Material:
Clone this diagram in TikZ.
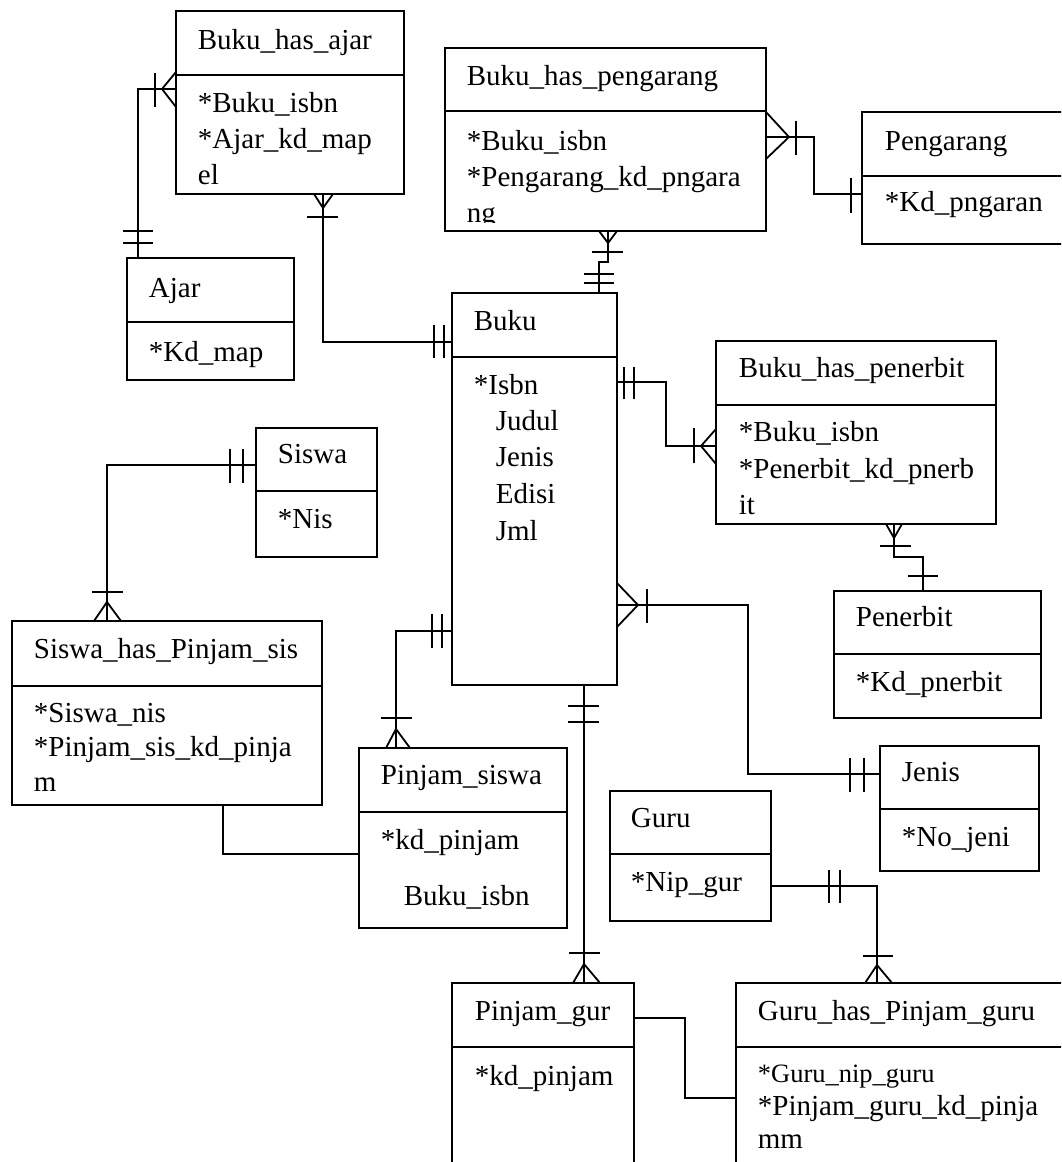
\documentclass[tikz,border=0pt]{standalone}
\usepackage{fontspec}
\setmainfont{Liberation Serif}
\newcommand\ent[6]{%
  \node[box, minimum width={(#4-#2)*1pt}, minimum height={(#5-#3)*1pt}] (#1) at (#2,#3) {};
  \draw (#2,#6) -- (#4,#6);}
\newcommand\tx[4]{\node[lbl] (#1) at (#2,#3) {#4};}
\newcommand\crow[6]{\draw (#1,#2) -- (#3,#4) -- (#5,#6);}
\newcommand\mk[4]{\draw (#1,#2) -- (#3,#4);}
\begin{document}
\begin{tikzpicture}[x=1pt,y=-1pt,line width=1.8pt,
  box/.style={draw, rectangle, inner sep=0pt, outer sep=0pt, anchor=north west},
  lbl/.style={anchor=base west, inner sep=0pt, font=\fontsize{29}{34}\selectfont},
  small/.style={font=\fontsize{26.5}{30}\selectfont}]
\clip (0,0) rectangle (1061,1162);
\fill[white] (0,0) rectangle (1061,1162);
% entities
\ent{bha}{176}{11}{404}{194}{75}
\ent{ajar}{127}{258}{294}{380}{322}
\ent{bhp}{445}{48}{766}{231}{111}
\ent{peng}{862}{112}{1110}{244}{176}
\ent{buku}{452}{293}{617}{685}{357}
\ent{bhpen}{716}{341}{996}{524}{405}
\ent{penerbit}{834}{591}{1041}{718}{654}
\ent{jenis}{880}{746}{1039}{871}{809}
\ent{siswa}{256}{428}{377}{557}{491}
\ent{shp}{12}{621}{322}{805}{686}
\ent{ps}{359}{748}{567}{928}{812}
\ent{guru}{610}{791}{771}{921}{854}
\ent{pg}{452}{983}{634}{1210}{1047}
\ent{ghpg}{736}{983}{1110}{1210}{1047}
% texts
\tx{t1}{197}{49}{Buku\_has\_ajar}
\tx{t2}{197}{112}{*Buku\_isbn}
\tx{t3}{197}{148}{*Ajar\_kd\_map}
\tx{t4}{197}{184}{el}
\tx{t5}{148}{297}{Ajar}
\tx{t6}{148}{361}{*Kd\_map}
\tx{t7}{466}{85}{Buku\_has\_pengarang}
\tx{t8}{466}{150}{*Buku\_isbn}
\tx{t9}{466}{186}{*Pengarang\_kd\_pngara}
\begin{scope}
\clip (447,190) rectangle (764,222);
\tx{t10}{466}{222}{ng}
\end{scope}
\tx{t11}{884}{150}{Pengarang}
\tx{t12}{884}{211}{*Kd\_pngaran}
\tx{t13}{473}{330}{Buku}
\tx{t14}{473}{394}{*Isbn}
\tx{t15}{495}{430}{Judul}
\tx{t16}{495}{466}{Jenis}
\tx{t17}{495}{503}{Edisi}
\tx{t18}{495}{540}{Jml}
\tx{t19}{738}{377}{Buku\_has\_penerbit}
\tx{t20}{738}{441}{*Buku\_isbn}
\tx{t21}{738}{478}{*Penerbit\_kd\_pnerb}
\tx{t22}{738}{514}{it}
\tx{t23}{855}{626}{Penerbit}
\tx{t24}{855}{691}{*Kd\_pnerbit}
\tx{t25}{901}{781}{Jenis}
\tx{t26}{901}{846}{*No\_jeni}
\tx{t27}{277}{463}{Siswa}
\tx{t28}{277}{528}{*Nis}
\tx{t29}{33}{658}{Siswa\_has\_Pinjam\_sis}
\tx{t30}{33}{722}{*Siswa\_nis}
\tx{t31}{33}{756}{*Pinjam\_sis\_kd\_pinja}
\tx{t32}{33}{791}{m}
\tx{t33}{380}{784}{Pinjam\_siswa}
\tx{t34}{380}{849}{*kd\_pinjam}
\tx{t35}{403}{905}{Buku\_isbn}
\tx{t36}{630}{827}{Guru}
\tx{t37}{630}{891}{*Nip\_gur}
\tx{t38}{474}{1020}{Pinjam\_gur}
\tx{t39}{474}{1085}{*kd\_pinjam}
\tx{t40}{757}{1020}{Guru\_has\_Pinjam\_guru}
\node[lbl, small] (t41) at (757,1082) {*Guru\_nip\_guru};
\tx{t42}{757}{1115}{*Pinjam\_guru\_kd\_pinja}
\tx{t43}{757}{1148}{mm}
% connectors
\draw ([xshift=11pt]ajar.north west) |- ([yshift=-78pt]bha.north west);
\draw ([xshift=147pt]bha.south west) |- ([yshift=-49pt]buku.north west);
\draw ([yshift=-89pt]bhp.north east) -- ++(48,0) |- ([yshift=-82pt]peng.north west);
\draw ([xshift=163pt]bhp.south west) -- ++(0,31) -| ([xshift=147pt]buku.north west);
\draw ([yshift=-89pt]buku.north east) -- ++(49,0) |- ([yshift=-105pt]bhpen.north west);
\draw ([xshift=178pt]bhpen.south west) -- ++(0,33) -| ([xshift=89pt]penerbit.north west);
\draw ([yshift=-312pt]buku.north east) -- ++(131,0) |- ([yshift=-28pt]jenis.north west);
\draw ([yshift=-37pt]siswa.north west) -| ([xshift=95pt]shp.north west);
\draw ([xshift=211pt]shp.south west) |- ([yshift=-106pt]ps.north west);
\draw ([yshift=-338pt]buku.north west) -| ([xshift=37pt]ps.north west);
\draw ([xshift=132pt]buku.south west) -- ([xshift=132pt]pg.north west);
\draw ([yshift=-95pt]guru.north east) -| ([xshift=141pt]ghpg.north west);
\draw ([yshift=-35pt]pg.north east) -- ++(51,0) |- ([yshift=-115pt]ghpg.north west);
% cardinality marks
\mk{123}{231}{153}{231} \mk{123}{243}{153}{243}
\crow{176}{72}{162}{89}{176}{107} \mk{155}{73}{155}{107}
\crow{314}{194}{323}{208}{333}{194} \mk{307}{217}{338}{217}
\mk{434}{325}{434}{358} \mk{444}{325}{444}{358}
\crow{766}{112}{789}{137}{766}{159} \mk{796}{121}{796}{155}
\mk{851}{178}{851}{213}
\crow{599}{231}{608}{243}{617}{231} \mk{592}{252}{623}{252}
\mk{584}{274}{614}{274} \mk{584}{283}{614}{283}
\mk{624}{367}{624}{399} \mk{634}{367}{634}{399}
\crow{716}{429}{701}{446}{716}{464} \mk{694}{428}{694}{463}
\crow{886}{524}{894}{538}{902}{524} \mk{880}{546}{911}{546}
\mk{908}{576}{938}{576}
\crow{617}{583}{638}{605}{617}{627} \mk{647}{589}{647}{623}
\mk{850}{758}{850}{792} \mk{864}{758}{864}{792}
\mk{230}{449}{230}{483} \mk{243}{449}{243}{483}
\crow{94}{621}{107}{602}{121}{621} \mk{92}{592}{123}{592}
\mk{432}{614}{432}{648} \mk{442}{614}{442}{648}
\crow{386}{748}{396}{729}{410}{748} \mk{381}{718}{412}{718}
\mk{568}{706}{599}{706} \mk{568}{722}{599}{722}
\crow{573}{983}{584}{964}{600}{983} \mk{569}{953}{600}{953}
\mk{829}{870}{829}{903} \mk{840}{870}{840}{903}
\crow{865}{983}{877}{965}{892}{983} \mk{863}{956}{893}{956}
\end{tikzpicture}
\end{document}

Task instructions:
The listing above must be printed again exactly, minus its pictures.

Reply to the task:
Clone this diagram in TikZ.
\documentclass[tikz,border=0pt]{standalone}
\usepackage{fontspec}
\setmainfont{Liberation Serif}
\newcommand\ent[6]{%
  \node[box, minimum width={(#4-#2)*1pt}, minimum height={(#5-#3)*1pt}] (#1) at (#2,#3) {};
  \draw (#2,#6) -- (#4,#6);}
\newcommand\tx[4]{\node[lbl] (#1) at (#2,#3) {#4};}
\newcommand\crow[6]{\draw (#1,#2) -- (#3,#4) -- (#5,#6);}
\newcommand\mk[4]{\draw (#1,#2) -- (#3,#4);}
\begin{document}
\begin{tikzpicture}[x=1pt,y=-1pt,line width=1.8pt,
  box/.style={draw, rectangle, inner sep=0pt, outer sep=0pt, anchor=north west},
  lbl/.style={anchor=base west, inner sep=0pt, font=\fontsize{29}{34}\selectfont},
  small/.style={font=\fontsize{26.5}{30}\selectfont}]
\clip (0,0) rectangle (1061,1162);
\fill[white] (0,0) rectangle (1061,1162);
% entities
\ent{bha}{176}{11}{404}{194}{75}
\ent{ajar}{127}{258}{294}{380}{322}
\ent{bhp}{445}{48}{766}{231}{111}
\ent{peng}{862}{112}{1110}{244}{176}
\ent{buku}{452}{293}{617}{685}{357}
\ent{bhpen}{716}{341}{996}{524}{405}
\ent{penerbit}{834}{591}{1041}{718}{654}
\ent{jenis}{880}{746}{1039}{871}{809}
\ent{siswa}{256}{428}{377}{557}{491}
\ent{shp}{12}{621}{322}{805}{686}
\ent{ps}{359}{748}{567}{928}{812}
\ent{guru}{610}{791}{771}{921}{854}
\ent{pg}{452}{983}{634}{1210}{1047}
\ent{ghpg}{736}{983}{1110}{1210}{1047}
% texts
\tx{t1}{197}{49}{Buku\_has\_ajar}
\tx{t2}{197}{112}{*Buku\_isbn}
\tx{t3}{197}{148}{*Ajar\_kd\_map}
\tx{t4}{197}{184}{el}
\tx{t5}{148}{297}{Ajar}
\tx{t6}{148}{361}{*Kd\_map}
\tx{t7}{466}{85}{Buku\_has\_pengarang}
\tx{t8}{466}{150}{*Buku\_isbn}
\tx{t9}{466}{186}{*Pengarang\_kd\_pngara}
\begin{scope}
\clip (447,190) rectangle (764,222);
\tx{t10}{466}{222}{ng}
\end{scope}
\tx{t11}{884}{150}{Pengarang}
\tx{t12}{884}{211}{*Kd\_pngaran}
\tx{t13}{473}{330}{Buku}
\tx{t14}{473}{394}{*Isbn}
\tx{t15}{495}{430}{Judul}
\tx{t16}{495}{466}{Jenis}
\tx{t17}{495}{503}{Edisi}
\tx{t18}{495}{540}{Jml}
\tx{t19}{738}{377}{Buku\_has\_penerbit}
\tx{t20}{738}{441}{*Buku\_isbn}
\tx{t21}{738}{478}{*Penerbit\_kd\_pnerb}
\tx{t22}{738}{514}{it}
\tx{t23}{855}{626}{Penerbit}
\tx{t24}{855}{691}{*Kd\_pnerbit}
\tx{t25}{901}{781}{Jenis}
\tx{t26}{901}{846}{*No\_jeni}
\tx{t27}{277}{463}{Siswa}
\tx{t28}{277}{528}{*Nis}
\tx{t29}{33}{658}{Siswa\_has\_Pinjam\_sis}
\tx{t30}{33}{722}{*Siswa\_nis}
\tx{t31}{33}{756}{*Pinjam\_sis\_kd\_pinja}
\tx{t32}{33}{791}{m}
\tx{t33}{380}{784}{Pinjam\_siswa}
\tx{t34}{380}{849}{*kd\_pinjam}
\tx{t35}{403}{905}{Buku\_isbn}
\tx{t36}{630}{827}{Guru}
\tx{t37}{630}{891}{*Nip\_gur}
\tx{t38}{474}{1020}{Pinjam\_gur}
\tx{t39}{474}{1085}{*kd\_pinjam}
\tx{t40}{757}{1020}{Guru\_has\_Pinjam\_guru}
\node[lbl, small] (t41) at (757,1082) {*Guru\_nip\_guru};
\tx{t42}{757}{1115}{*Pinjam\_guru\_kd\_pinja}
\tx{t43}{757}{1148}{mm}
% connectors
\draw ([xshift=11pt]ajar.north west) |- ([yshift=-78pt]bha.north west);
\draw ([xshift=147pt]bha.south west) |- ([yshift=-49pt]buku.north west);
\draw ([yshift=-89pt]bhp.north east) -- ++(48,0) |- ([yshift=-82pt]peng.north west);
\draw ([xshift=163pt]bhp.south west) -- ++(0,31) -| ([xshift=147pt]buku.north west);
\draw ([yshift=-89pt]buku.north east) -- ++(49,0) |- ([yshift=-105pt]bhpen.north west);
\draw ([xshift=178pt]bhpen.south west) -- ++(0,33) -| ([xshift=89pt]penerbit.north west);
\draw ([yshift=-312pt]buku.north east) -- ++(131,0) |- ([yshift=-28pt]jenis.north west);
\draw ([yshift=-37pt]siswa.north west) -| ([xshift=95pt]shp.north west);
\draw ([xshift=211pt]shp.south west) |- ([yshift=-106pt]ps.north west);
\draw ([yshift=-338pt]buku.north west) -| ([xshift=37pt]ps.north west);
\draw ([xshift=132pt]buku.south west) -- ([xshift=132pt]pg.north west);
\draw ([yshift=-95pt]guru.north east) -| ([xshift=141pt]ghpg.north west);
\draw ([yshift=-35pt]pg.north east) -- ++(51,0) |- ([yshift=-115pt]ghpg.north west);
% cardinality marks
\mk{123}{231}{153}{231} \mk{123}{243}{153}{243}
\crow{176}{72}{162}{89}{176}{107} \mk{155}{73}{155}{107}
\crow{314}{194}{323}{208}{333}{194} \mk{307}{217}{338}{217}
\mk{434}{325}{434}{358} \mk{444}{325}{444}{358}
\crow{766}{112}{789}{137}{766}{159} \mk{796}{121}{796}{155}
\mk{851}{178}{851}{213}
\crow{599}{231}{608}{243}{617}{231} \mk{592}{252}{623}{252}
\mk{584}{274}{614}{274} \mk{584}{283}{614}{283}
\mk{624}{367}{624}{399} \mk{634}{367}{634}{399}
\crow{716}{429}{701}{446}{716}{464} \mk{694}{428}{694}{463}
\crow{886}{524}{894}{538}{902}{524} \mk{880}{546}{911}{546}
\mk{908}{576}{938}{576}
\crow{617}{583}{638}{605}{617}{627} \mk{647}{589}{647}{623}
\mk{850}{758}{850}{792} \mk{864}{758}{864}{792}
\mk{230}{449}{230}{483} \mk{243}{449}{243}{483}
\crow{94}{621}{107}{602}{121}{621} \mk{92}{592}{123}{592}
\mk{432}{614}{432}{648} \mk{442}{614}{442}{648}
\crow{386}{748}{396}{729}{410}{748} \mk{381}{718}{412}{718}
\mk{568}{706}{599}{706} \mk{568}{722}{599}{722}
\crow{573}{983}{584}{964}{600}{983} \mk{569}{953}{600}{953}
\mk{829}{870}{829}{903} \mk{840}{870}{840}{903}
\crow{865}{983}{877}{965}{892}{983} \mk{863}{956}{893}{956}
\end{tikzpicture}
\end{document}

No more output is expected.